Persentase sumber energi listrik dari energi terbarukan di eropa, bagian tengah (EU) adalah rata-ratanya (sumber: ec.europa.eu/eurostat)
Persoalan listrik dalam negeri sendiri kadang menuai berbagai kritikan, mulai dari listrik yang hidup mati tidak stabil sampai pasokan listrik yang tidak dapat menjangkau daerah-daerah terpencil.
Paling dapat dirasakan yakni naiknya tarif listrik yang akan kian mencekik, di tengah-tengah kenaikan bahan bakar bensin bagi kendaraan bermotor. Hal ini akan menambah beban rakyat apalagi pasti disusul oleh kenaikan seluruh bahan makanan pokok.
Naiknya tarif listrik, sama halnya dengan bbm, terutama diakibatkan oleh ditariknya subsidi bagi sektor yang dimaksud. Inisiatif untuk beralih ke energi terbarukan sudah seharusnya tidak hanya ada pada level pemerintah, pun demikian juga di masyarakat.
Harga panel surya sudah tidak semahal dahulu dan daya tahannya pun hingga 10-15 tahun pemakaian. Aki dan inverter pun sudah beraneka ragam, masyarakat umum bahkan sekarang bisa membeli paket solar panel di toko online.
Kenaikan tarif listrik pada tahun 2022 untungnya hanya diperuntukkan bagi pengguna yang memiliki daya di atas 3500 watt. Hal ini harusnya memicu golongan menengah ke atas untuk mulai berani beralih atau paling tidak menjadikan energi surya sebagai sumber energi pendamping di rumah-rumah mereka. Harga paket pembangkit energi surya pun tidak akan terasa begitu mahal, apalagi jika penggunanya adalah mereka yang acapkali tersandung masalah klasik PLN, yakni di daerah-daerah pinggiran.

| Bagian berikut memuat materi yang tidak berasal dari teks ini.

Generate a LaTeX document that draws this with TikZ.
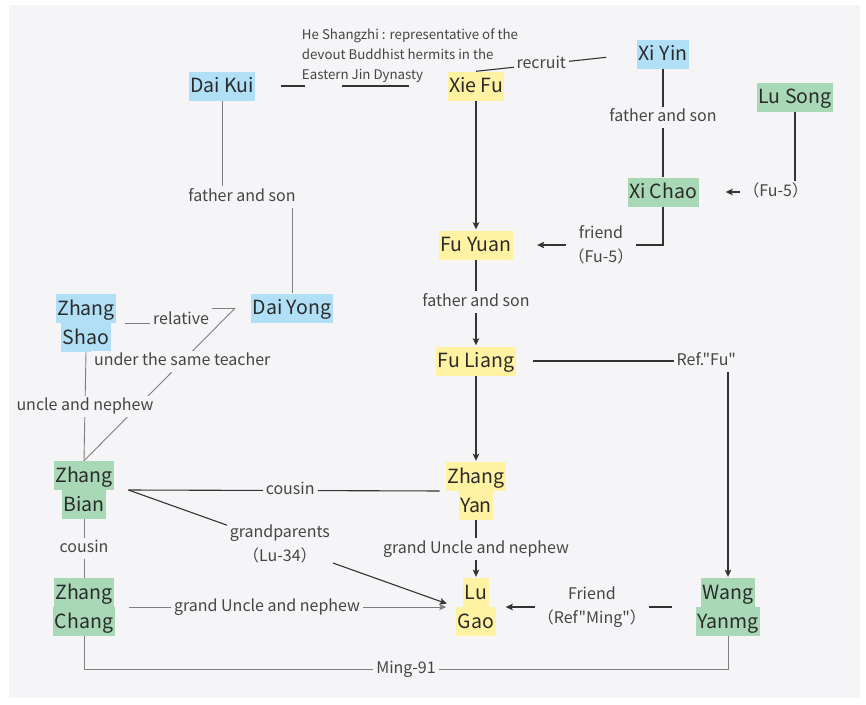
\documentclass[tikz,border=0pt]{standalone}
\usepackage{fontspec}
\setmainfont{Noto Sans CJK SC}[Ligatures=TeXOff]
\usetikzlibrary{arrows.meta}
\definecolor{bg}{HTML}{F5F5F7}
\definecolor{cblue}{HTML}{B1DFF5}
\definecolor{cyel}{HTML}{FFF3A3}
\definecolor{cgreen}{HTML}{A8D8B6}
\definecolor{txt}{HTML}{2A2A2A}
\definecolor{labtxt}{HTML}{454545}
\definecolor{linedark}{HTML}{333333}
\definecolor{linelight}{HTML}{7E7E7E}
\newcommand\hlb[2]{{\setlength{\fboxsep}{0pt}\colorbox{#1}{\rule[-8pt]{0pt}{29pt}\hspace{1.5pt}#2\hspace{1.5pt}}}}
\begin{document}
\begin{tikzpicture}[x=1pt,y=-1pt,
  person/.style={inner sep=0pt, text=txt, font=\fontsize{19.5}{29}\selectfont, align=center},
  lab/.style={fill=bg, inner xsep=3pt, inner ysep=3pt, text=labtxt, font=\fontsize{16}{23.5}\selectfont, align=center},
  labone/.style={lab, text height=11.8pt, text depth=3.8pt},
  dk/.style={draw=linedark, line width=1.1pt},
  lt/.style={draw=linelight, line width=0.9pt},
  arr/.style={-{Stealth[length=7pt,width=6.5pt,inset=1.5pt]}}]
\useasboundingbox (0,0) rectangle (866,704);
\fill[white] (0,0) rectangle (866,704);
\fill[bg] (9,5) rectangle (860,698);

% people
\node[person] (daikui) at (222,86) {\hlb{cblue}{Dai Kui}};
\node[person] (xiefu) at (476,86) {\hlb{cyel}{Xie Fu}};
\node[person] (xiyin) at (663,54) {\hlb{cblue}{Xi Yin}};
\node[person] (lusong) at (795,97) {\hlb{cgreen}{Lu Song}};
\node[person] (xichao) at (663,192) {\hlb{cgreen}{Xi Chao}};
\node[person] (fuyuan) at (476,245) {\hlb{cyel}{Fu Yuan}};
\node[person] (daiyong) at (292,308) {\hlb{cblue}{Dai Yong}};
\node[person] (zhangshao) at (86,323) {\hlb{cblue}{Zhang}\\\hlb{cblue}{Shao}};
\node[person] (fuliang) at (476,361) {\hlb{cyel}{Fu Liang}};
\node[person] (zhangyan) at (476,491) {\hlb{cyel}{Zhang}\\\hlb{cyel}{Yan}};
\node[person] (lugao) at (476,607) {\hlb{cyel}{Lu}\\\hlb{cyel}{Gao}};
\node[person] (wang) at (728,607) {\hlb{cgreen}{Wang}\\\hlb{cgreen}{Yanmg}};
\node[person] (zhangbian) at (84,490) {\hlb{cgreen}{Zhang}\\\hlb{cgreen}{Bian}};
\node[person] (zhangchang) at (84,607) {\hlb{cgreen}{Zhang}\\\hlb{cgreen}{Chang}};

% helper coordinates
\coordinate (dyin) at ([xshift=-16pt]daiyong.west);
\coordinate (zbout) at ([xshift=14pt]zhangbian.east);
\coordinate (dkm) at (242,197);

% Dai Kui -- Xie Fu with note
\draw[dk] ([xshift=25pt]daikui.east) -- ([xshift=49pt]daikui.east)
          ([xshift=-105pt]xiefu.west) -- ([xshift=-38pt]xiefu.west);
\node[font=\fontsize{13.3}{20}\selectfont, text=labtxt, align=left, inner sep=0pt] (hs) at (410,56)
  {He Shangzhi : representative of the\\devout Buddhist hermits in the\\Eastern Jin Dynasty};

% recruit
\draw[dk, shorten >=31pt] (xiefu.north) -- (xiyin.west) node[labone, pos=0.405] {recruit};
% Xi Yin -- Xi Chao
\draw[dk] (xiyin.south) -- (xichao.north) node[labone, pos=0.45] {father and son};
% Lu Song -> Xi Chao
\draw[dk, arr, shorten >=27pt] (lusong.south) |- (xichao.east) node[labone, pos=0.6] {（Fu-5）};
% Xi Chao -> Fu Yuan
\draw[dk, arr, shorten >=24pt] (xichao.south) |- (fuyuan.east) node[lab, pos=0.707] {friend\\（Fu-5）};
% Xie Fu -> Fu Yuan
\draw[dk, arr, shorten >=1pt] (xiefu.south) -- (fuyuan.north);
% Fu Yuan -> Fu Liang
\draw[dk, arr, shorten >=1pt] (fuyuan.south) -- (fuliang.north) node[labone, pos=0.49] {father and son};
% Fu Liang -> Zhang Yan
\draw[dk, arr, shorten >=1pt] (fuliang.south) -- (zhangyan.north);
% Fu Liang -> Wang Yanmg
\draw[dk, arr, shorten <=17pt, shorten >=1pt] (fuliang.east) -| (wang.north) node[labone, pos=0.449] {Ref."Fu"};
% Dai Kui -- Dai Yong
\draw[lt] (daikui.south) |- (dkm) node[labone] {father and son} -| (daiyong.north);
% Zhang Shao -- Dai Yong
\draw[lt, shorten <=9pt] (zhangshao.east) -- ++(65,0) |- (dyin)
  node[labone, inner ysep=6pt] at (181,320) {relative};
% Zhang Bian -- Dai Yong
\draw[lt] (zhangbian.north) -- (dyin) node[labone, pos=0.65] {under the same teacher};
% Zhang Shao -- Zhang Bian
\draw[lt] (zhangshao.south) -- (zhangbian.north) node[labone, pos=0.5] {uncle and nephew};
% Zhang Bian -- Zhang Yan
\draw[dk, shorten >=6pt] (zbout) -- (zhangyan.west) node[labone, pos=0.51] {cousin};
% Zhang Bian -> Lu Gao
\draw[dk, arr, shorten >=10pt] (zbout) -- (lugao.west) node[lab, pos=0.462] {grandparents\\（Lu-34）};
% Zhang Bian -- Zhang Chang
\draw[lt] (zhangbian.south) -- (zhangchang.north) node[labone, midway] {cousin};
% Zhang Chang -> Lu Gao
\draw[lt, arr, shorten <=14pt, shorten >=10pt] (zhangchang.east) -- (lugao.west) node[labone, pos=0.446] {grand Uncle and nephew};
% Zhang Yan -> Lu Gao
\draw[dk, arr, shorten >=1pt] (zhangyan.south) -- (lugao.north) node[labone, pos=0.5] {grand Uncle and nephew};
% Wang Yanmg -> Lu Gao
\draw[dk, arr, shorten <=24pt, shorten >=10pt] (wang.west) -- (lugao.east) node[lab, pos=0.52] {Friend\\（Ref"Ming"）};
% Ming-91
\draw[lt] (zhangchang.south) -- ++(0,33) -| (wang.south) node[labone, pos=0.25] {Ming-91};
\end{tikzpicture}
\end{document}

Untuk urusan potensi energi surya di Indonesia sudah tidak perlu diragukan lagi. Dari peta potensi energi surya yang dikeluarkan oleh BMKG dapat dilihat bahwa rata-rata potensi energi matahari harian memiliki nilai minimal 3.500 kWh/m2. Meskipun nilai ini masih harus disesuaikan dengan indeks kebeningan dimana rata-ratanya berada di nilai 0,4, yang berarti rata-rata potensi energi matahari harian minimal riil yang bisa didapat adalah sekitar 1.400 kWh/m2.
Peta Prakiraan Radiasi Matahari Harian Februari 2023 (sumber: iklim.bmkg.go.id)

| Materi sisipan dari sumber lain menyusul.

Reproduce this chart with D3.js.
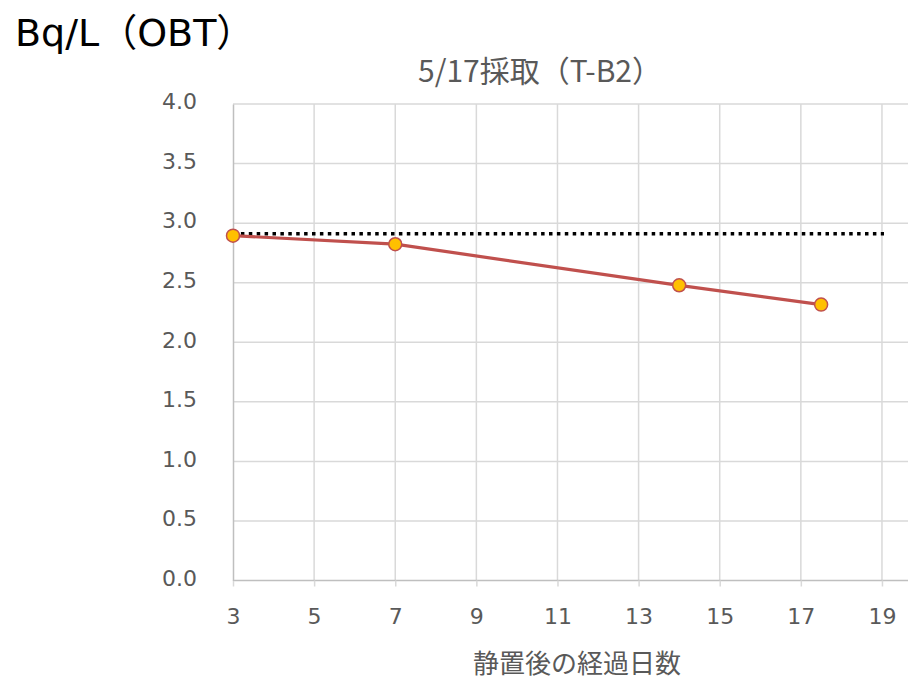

Prakiraan Indeks Kebeningan dan Rata-rata Suhu Maksimum Harian (sumber iklim.bmkg.go.id)
Peta potensi energi matahari di atas mengambil sampel bulan Januari dimana frekuensi tutupan awan dan hujan berada di titik tertingginya. Oleh karena itu cukup wajar sebagai negeri yang dilalui garis khatulistiwa, jika dalam satu hari saja tersedia energi matahari minimal sebesar 1.400 kWH per meter persegi!
Air dan angin masih menjadi energi alternatif pilihan utama di negara-negara Eropa dan hal itu wajar karena potensi energi matahari yang dimiliki mereka setengah besarnya dibandingkan dengan negeri-negeri yang dilalui garis equator.
Sangat mengherankan makanya jika negara ini gagal memanfaatkan potensi sebesar itu. Sudah saatnya swasta dan masyarakat memberdayakan potensi energi terbarukan ini supaya energi rumah tangga tidak melulu bergantung kepada PLN sebagai satu-satunya perusahaan penyedia listrik tanah air.